Doctor/Nurse injecting syringe on arm of a Senior Patient.

The Food and Drug Administration is proposing that each year, older adults and others at high risk of severe COVID-19 receive two shots of an updated vaccine to produce protective immunity.

The idea is part of a plan to simplify the country’s COVID-19 vaccine dosing regimen and/or vaccine composition, federal health officials explained in documents released Monday. The FDA’s independent advisory committee is scheduled to weigh in on three elements of the potential plan this Thursday. 

A simplified immunization schedule would “authorize or approve a two-dose series in certain young children, and in older adults and persons with compromised immunity, and only one dose in all other individuals,” the agency stated in a briefing to committee members.  

In addition to a new immunization schedule, FDA advisers will consider the merits of periodically updating vaccine composition to better match changing SARS-CoV-2 variants, and streamlining vaccine composition to single, bivalent vaccine only.

Like flu vaccination 

The process of choosing a new annual vaccine would be similar to that used for seasonal influenza vaccines, the FDA said. Manufacturers would base the formulation of the shot on projections made in June in order to allow for vaccine production by September, the briefing stated.
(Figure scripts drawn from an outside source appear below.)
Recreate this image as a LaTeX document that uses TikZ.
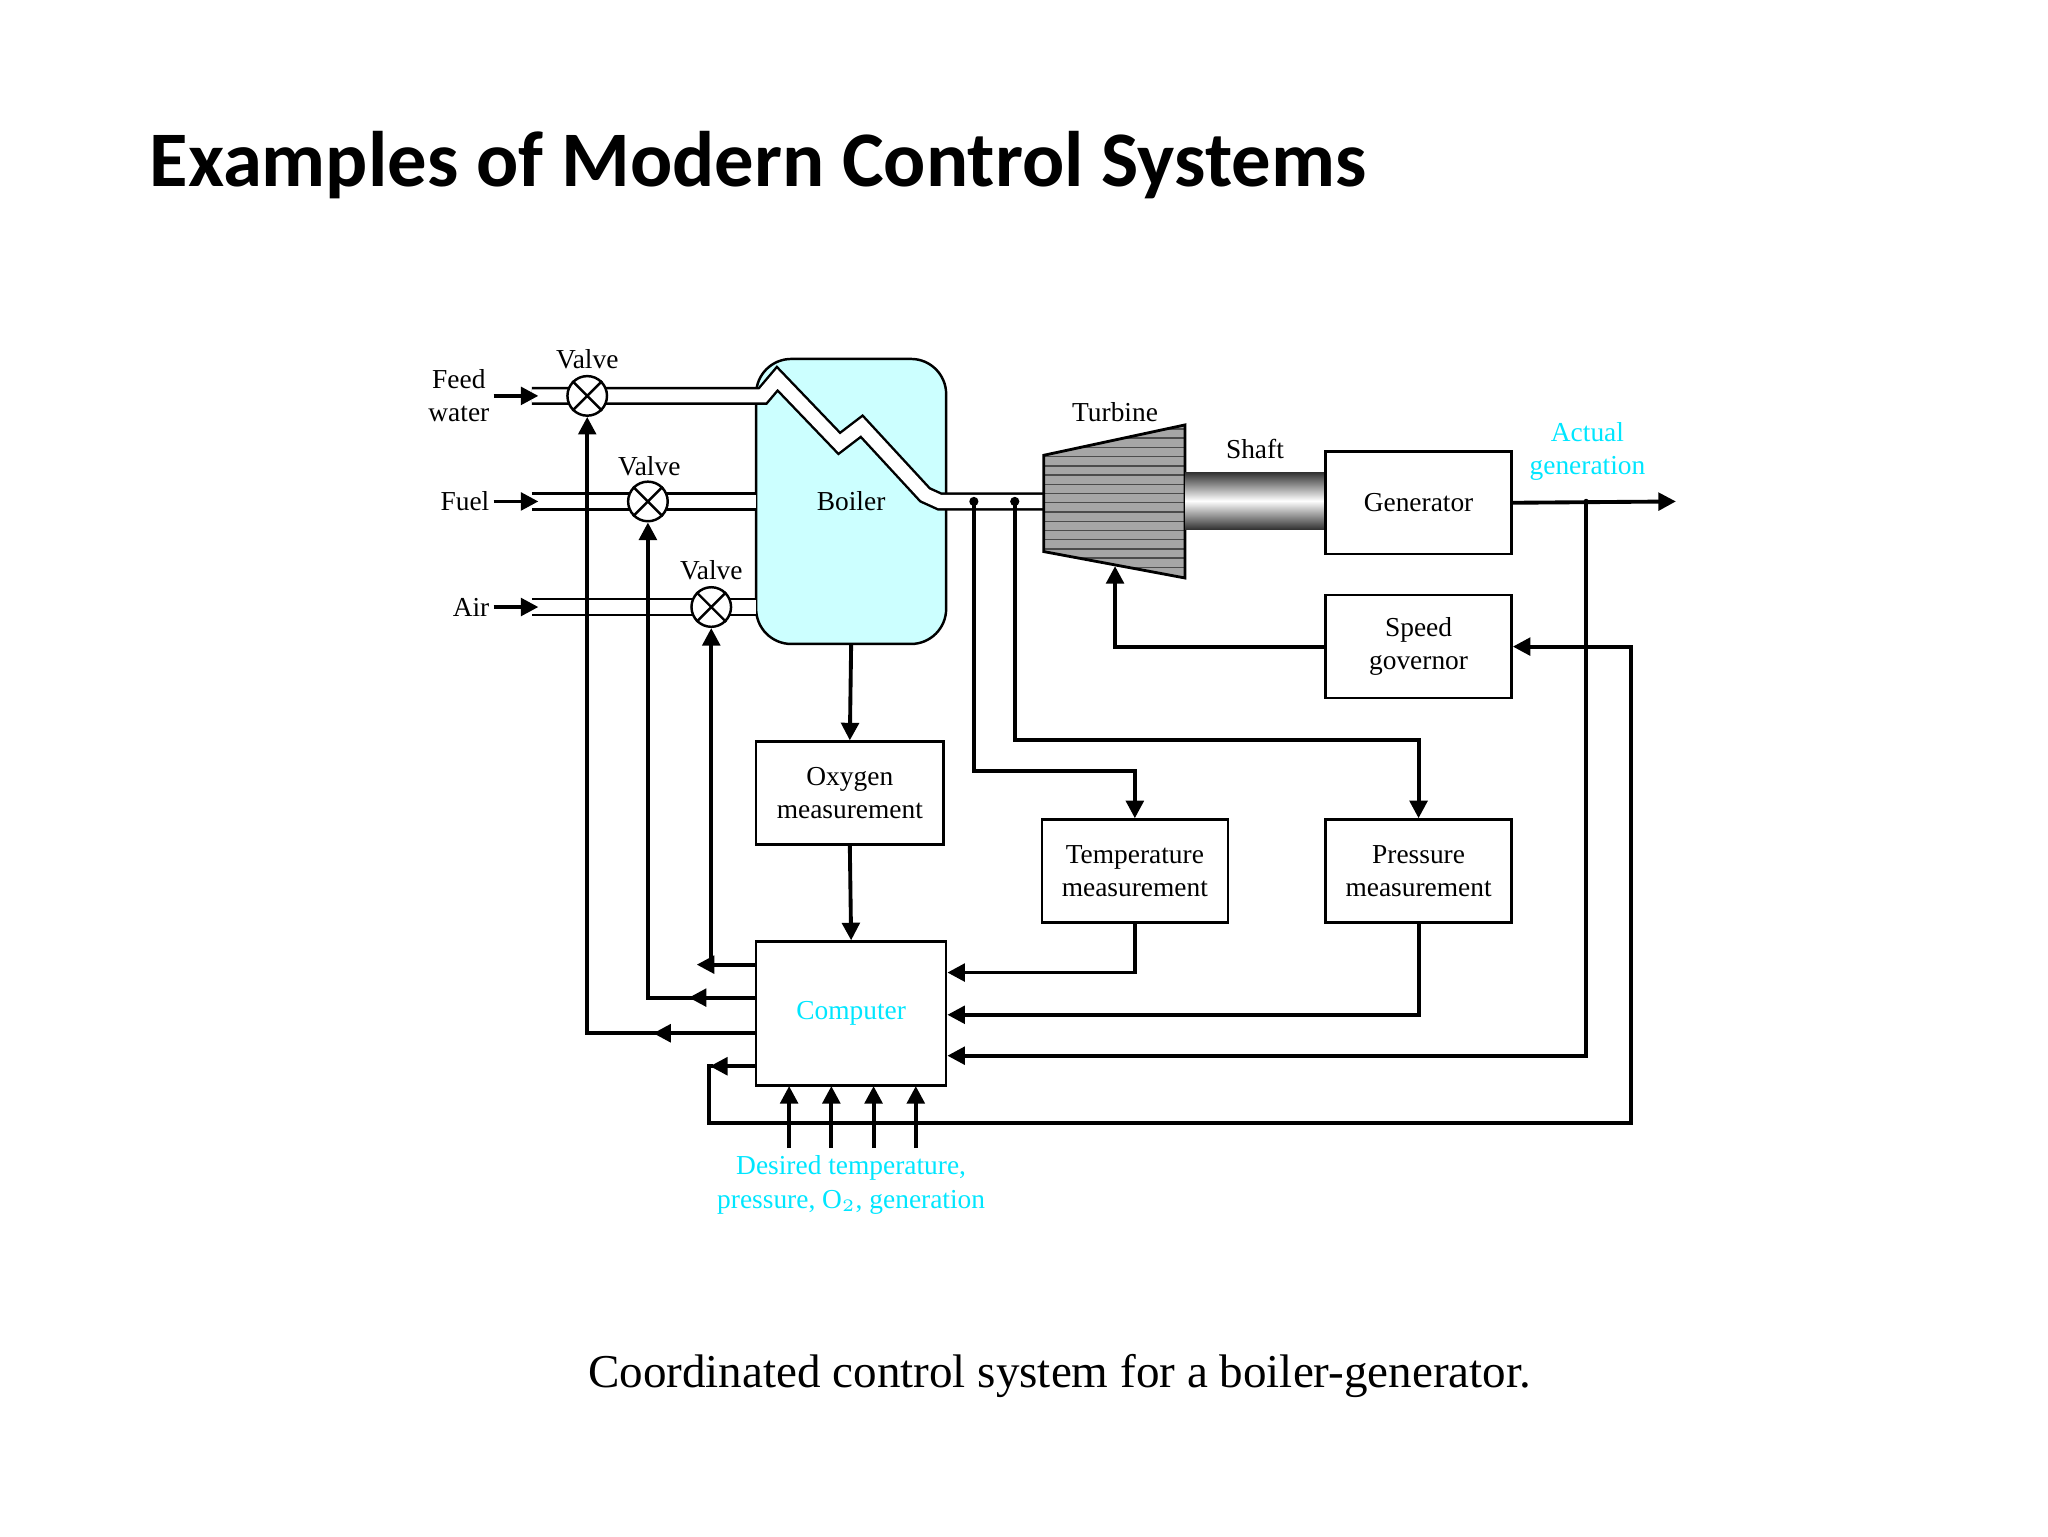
\documentclass[tikz,border=0pt]{standalone}
\usepackage{fontspec}
\setmainfont{Liberation Serif}
\newfontfamily\titlefont{Carlito}
\usetikzlibrary{arrows.meta}
\definecolor{cy}{RGB}{0,230,255}
\definecolor{boil}{RGB}{204,255,255}
\begin{document}
\begin{tikzpicture}[x=0.013196cm,y=-0.013196cm,
  ln/.style={line width=1.1pt},
  arr/.style={line width=1.1pt,-{Triangle[length=5pt,width=5pt]}},
  box/.style={draw,line width=0.7pt,minimum width=141*0.013196cm,minimum height=78*0.013196cm,align=center,font=\fontsize{7.8}{9.5}\selectfont,inner sep=0pt},
  lab/.style={font=\fontsize{7.8}{9.5}\selectfont,align=center,inner sep=1pt},
  pipe/.style={double=white,double distance=10*0.013196cm,line width=0.7pt},
  valve/.style={circle,draw,fill=white,line width=0.7pt,minimum size=30*0.013196cm,inner sep=0pt}]
\useasboundingbox (0,0) rectangle (1552,1164);
\node[anchor=west,font=\titlefont\bfseries\fontsize{22.4}{26}\selectfont] (title) at (104,125) {Examples of Modern Control Systems};
% boiler
\node[draw,line width=0.7pt,fill=boil,rounded corners=10pt,minimum width=144*0.013196cm,minimum height=216*0.013196cm] (boiler) at (645,380) {};
\node[lab] (boilerl) at (645,380) {Boiler};
% pipes
\draw[pipe] (403,300) -- (578,300) -- (589,287) -- (636,336) -- (653,323) -- (701,375) -- (712,380) -- (795,380);
\draw[pipe] (403,380) -- (573,380);
\draw[pipe] (403,460) -- (573,460);
% valves
\foreach \n/\x/\y in {v1/445/300,v2/491/380,v3/539/460}{
  \node[valve] (\n) at (\x,\y) {};
  \draw[line width=0.7pt] (\n.north east) -- (\n.south west) (\n.north west) -- (\n.south east);
}
\node[lab] (v1l) at (445,272) {Valve};
\node[lab] (v2l) at (492,353) {Valve};
\node[lab] (v3l) at (539,432) {Valve};
% inputs
\node[lab,anchor=east] (fw) at (374,300) {Feed\\water};
\node[lab,anchor=east] (fu) at (374,380) {Fuel};
\node[lab,anchor=east] (ai) at (374,460) {Air};
\draw[arr] (fw.east) -- (408,300);
\draw[arr] (fu.east) -- (408,380);
\draw[arr] (ai.east) -- (408,460);
% turbine
\begin{scope}
\clip (791,345) -- (898,322) -- (898,438) -- (791,418) -- cycle;
\fill[gray!70] (780,300) rectangle (900,450);
\foreach \y in {325,332,...,440} \draw[line width=0.4pt,black!70] (780,\y) -- (900,\y);
\end{scope}
\draw[line width=0.8pt] (791,345) -- (898,322) -- (898,438) -- (791,418) -- cycle;
\coordinate (turbb) at (845,429);
\node[lab] (turbl) at (845,312) {Turbine};
% shaft
\shade[top color=black!80,bottom color=black!80,middle color=white] (898,358) rectangle (1005,401);
\node[lab] (shaftl) at (951,340) {Shaft};
% boxes
\node[box] (gen) at (1075,381) {Generator};
\node[box] (gov) at (1075,490) {Speed\\governor};
\node[box,minimum width=142*0.013196cm] (oxy) at (644,601) {Oxygen\\measurement};
\node[box] (temp) at (860,660) {Temperature\\measurement};
\node[box] (pres) at (1075,660) {Pressure\\measurement};
\node[box,minimum width=144*0.013196cm,minimum height=109*0.013196cm,text=cy] (comp) at (645,768) {Computer};
\coordinate (out) at (1270,380);
\draw[arr] (gen.east) -- (out);
\node[lab,text=cy] (actl) at (1203,342) {Actual\\generation};
\draw[arr] (gov.west) -- (845,490) -- (turbb);
% steam taps
\coordinate (t1) at (738,380);
\coordinate (t2) at (769,380);
\fill (t1) circle (3.5) (t2) circle (3.5);
\draw[arr] (t1) -- (738,584) -- (860,584) -- (temp.north);
\draw[arr] (t2) -- (769,561) -- (1075,561) -- (pres.north);
\draw[arr] (boiler.south) -- (oxy.north);
\draw[arr] (oxy.south) -- (comp.north);
\draw[arr] (temp.south) -- (860,737) -- (comp.east |- 0,737);
\draw[arr] (pres.south) -- (1075,769) -- (comp.east |- 0,769);
\draw[arr] (1202,380) -- (1202,800) -- (comp.east |- 0,800);
\fill (1202,380) circle (2);
% computer outputs
\draw[arr] (comp.west |- 0,731) -- (528,731);
\draw[arr] (538,731) -- (539,731) -- (v3.south);
\draw[arr] (comp.west |- 0,756) -- (522,756);
\draw[arr] (530,756) -- (491,756) -- (v2.south);
\draw[arr] (comp.west |- 0,783) -- (495,783);
\draw[arr] (505,783) -- (445,783) -- (v1.south);
\draw[arr] (comp.west |- 0,808) -- (538,808);
\draw[arr] (540,808) -- (537,808) -- (537,851) -- (1236,851) -- (1236,490) -- (gov.east);
% desired
\foreach \x in {598,630,662,694} \draw[arr] (\x,870) -- (\x,823);
\node[lab,text=cy] (des) at (645,898) {Desired temperature,\\pressure, O$_2$, generation};
\node[font=\fontsize{13.4}{15}\selectfont] (cap) at (803,1043) {Coordinated control system for a boiler-generator.};
\end{tikzpicture}
\end{document}
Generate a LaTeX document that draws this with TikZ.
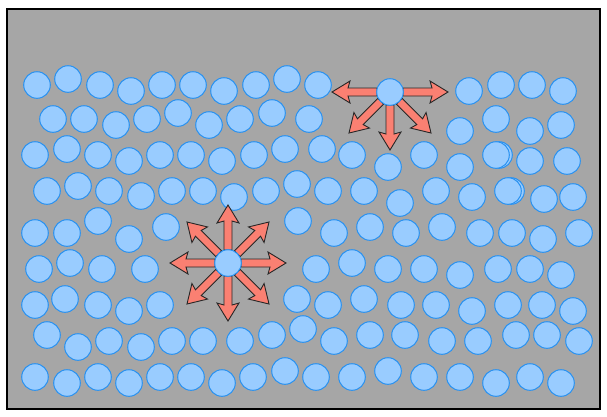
\documentclass[tikz,border=0pt]{standalone}
\definecolor{bg}{RGB}{166,166,166}
\definecolor{ballfill}{RGB}{153,204,255}
\definecolor{balledge}{RGB}{40,145,240}
\definecolor{arrowfill}{RGB}{250,128,114}
\tikzset{
  ball/.style={fill=ballfill,draw=balledge,line width=1pt},
  blockarrow/.style={fill=arrowfill,draw=black!85,line width=0.9pt,line join=miter},
}
\newcommand{\blockarr}{(13,-4) -- (42,-4) -- (40,-11) -- (58,0) -- (40,11) -- (42,4) -- (13,4) -- cycle}
\begin{document}
\begin{tikzpicture}[x=1pt,y=-1pt]
\useasboundingbox (0,0) rectangle (607,416);
\draw[fill=bg,draw=black,line width=2pt] (7,9) rectangle (600,409);
% row 1
\foreach \x/\y in {37/85,68/79,100/85,131/91,162/85,193/85,224/91,256/85,287/79,318/85,469/91,501/85,532/85,563/91}
  \draw[ball] (\x,\y) circle (13.3);
% row 2
\foreach \x/\y in {53/119,84/119,116/125,147/119,178/113,209/125,240/119,272/113,309/119,460/131,496/119,530/131,561/125}
  \draw[ball] (\x,\y) circle (13.3);
% row 3
\foreach \x/\y in {35/155,67/149,98/155,129/161,160/155,191/155,222/161,254/155,285/149,322/149,352/155,388/167,424/155,460/167,499/155,496/155,530/161,567/161}
  \draw[ball] (\x,\y) circle (13.3);
% row 4
\foreach \x/\y in {47/191,78/186,109/191,141/196,172/191,203/191,234/197,266/191,297/184,328/191,364/191,400/203,436/191,472/197,511/191,508/191,544/199,573/197}
  \draw[ball] (\x,\y) circle (13.3);
% row 5
\foreach \x/\y in {35/233,67/233,98/221,129/239,166/227,298/221,334/233,370/227,406/233,442/227,480/233,512/233,543/239,579/233}
  \draw[ball] (\x,\y) circle (13.3);
% row 6
\foreach \x/\y in {39/269,70/263,102/269,145/269,316/269,352/263,388/269,424/269,460/275,498/269,530/269,561/275}
  \draw[ball] (\x,\y) circle (13.3);
% row 7
\foreach \x/\y in {35/305,65/299,98/305,129/311,160/305,297/299,328/305,364/299,401/305,436/305,472/311,508/305,542/305,573/311}
  \draw[ball] (\x,\y) circle (13.3);
% row 8
\foreach \x/\y in {47/335,78/347,109/341,141/347,172/341,203/341,240/341,272/335,303/329,334/341,370/335,405/335,442/341,478/341,516/335,547/335,579/341}
  \draw[ball] (\x,\y) circle (13.3);
% row 9
\foreach \x/\y in {35/377,67/383,98/377,129/383,160/377,191/377,222/383,253/377,285/371,316/377,352/377,388/371,424/377,460/377,496/383,530/377,561/383}
  \draw[ball] (\x,\y) circle (13.3);
% top cluster
\foreach \a in {0,180,-90,-45,-135}
  \draw[blockarrow,shift={(390,92)},rotate=\a] \blockarr;
\draw[ball] (390,92) circle (13.3);
% bottom cluster
\foreach \a in {0,45,...,315}
  \draw[blockarrow,shift={(228,263)},rotate=\a] \blockarr;
\draw[ball] (228,263) circle (13.3);
\end{tikzpicture}
\end{document}
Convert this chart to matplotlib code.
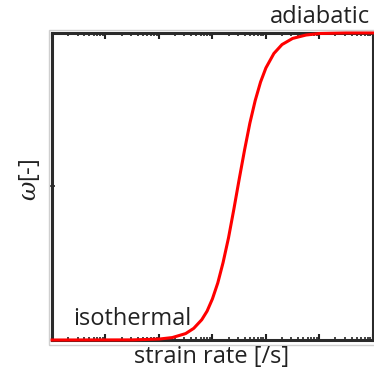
import matplotlib
matplotlib.use('Agg')
import matplotlib.pyplot as plt
from matplotlib.patches import Rectangle

plt.rcParams['font.family'] = ['Open Sans', 'DejaVu Sans']
plt.rcParams['mathtext.fontset'] = 'dejavuserif'

# strain rate [/s] and omega [-]
strain_rate = [1e-3, 0.0316, 0.1, 0.178, 0.316, 0.447, 0.631, 0.794, 1.0, 1.26,
               1.58, 2.0, 2.51, 3.16, 3.98, 5.01, 6.31, 7.94, 10.0, 14.1,
               20.0, 31.6, 56.2, 100.0, 316.0, 1000.0]
omega = [0.0, 0.0004, 0.003, 0.008, 0.021, 0.038, 0.066, 0.094, 0.134, 0.186,
         0.252, 0.333, 0.425, 0.523, 0.618, 0.706, 0.780, 0.840, 0.886, 0.933,
         0.962, 0.982, 0.993, 0.998, 1.0, 1.0]

fig = plt.figure(figsize=(3.74, 3.78), dpi=100)
ax = fig.add_axes([0.139, 0.1005, 0.858, 0.8125])

# light grey frame around the plot box
fig.patches.append(Rectangle((0.131, 0.087), 0.875, 0.834, transform=fig.transFigure,
                             fill=False, edgecolor='#cfcfcf', linewidth=1.0))

ax.plot(strain_rate, omega, color='#ff0000', linewidth=2.2, zorder=3, clip_on=False,
        solid_joinstyle='round')

ax.set_xscale('log')
ax.set_xlim(1e-3, 1e3)
ax.set_ylim(0, 1)
ax.set_yticks([0.5])
ax.tick_params(axis='x', which='both', direction='in', top=True, bottom=True,
               labelbottom=False, color='#222222')
ax.tick_params(axis='x', which='major', length=4, width=1.5)
ax.tick_params(axis='x', which='minor', length=2.5, width=1.2)
ax.tick_params(axis='y', direction='inout', length=5, width=1.2, labelleft=False,
               color='#222222')
for s in ax.spines.values():
    s.set_linewidth(2.2)
    s.set_color('#2a2a2a')

fig.text(0.99, 0.939, 'adiabatic', ha='right', va='baseline', fontsize=17, color='#222222')
fig.text(0.195, 0.14, 'isothermal', ha='left', va='baseline', fontsize=17, color='#222222')
fig.text(0.567, 0.04, 'strain rate [/s]', ha='center', va='baseline', fontsize=17,
         color='#222222')
fig.text(0.08, 0.524, r'$\omega$[-]', ha='center', va='center', rotation=90,
         fontsize=17, color='#222222')

plt.savefig('out.png', dpi=100)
The FDA also is asking its advisers to consider the potential for transitioning to a single vaccine composition for both the primary series of shots and booster vaccinations. Currently, the primary series consists of two shots and the updated, bivalent booster vaccines are different formulations. With a single vaccine composition, people who need to receive two initial doses plus a booster at least two months later would simply receive the same vaccine for all three shots.

“This simplification of vaccine composition should reduce complexity, decrease vaccine administration errors due to the complexity of the number of different vial presentations and potentially increase vaccine compliance,” the FDA briefing stated.

LTC considerations

Clinicians who care for long-term care facility residents have been juggling these complexities while trying to educate residents about the vaccines and when sourcing and administering the shots. Although uptake has gradually increased among nursing home residents, only an average of 50% of nursing home residents nationwide are up-to-date with their vaccinations, according to the Centers for Disease Control and Prevention.

Meanwhile, a recent study revealed some the difficulties in encouraging previously immunized adults to accept a COVID-19 booster shot.

Seniors overestimate immunity

Respondents to a survey of previously vaccinated U.S. adults showed that many overestimated their current immunity to the virus or misunderstood their eligibility status, the agency reported Friday.

Among adults aged 60 years and older, 20% believed they still had strong protection against infection, 17% said they were concerned about side effects and 16% were unsure whether the bivalent booster dose was effective.

Among adults aged 40 years and older who said they believed they were already sufficiently protected against infection or severe disease, 72% had not had a SARS-CoV-2 infection or received a COVID-19 vaccine dose in the prior six months, the CDC reported. And 51% had never been infected.

Protecting older adults

All eligible adults should receive one of the updated mRNA booster vaccines, which are known to prevent severe illness, hospitalization and death, the study’s authors reminded readers.

Healthcare professionals should “use evidence-based strategies to inform persons about booster vaccine recommendations and waning immunity,” they concluded.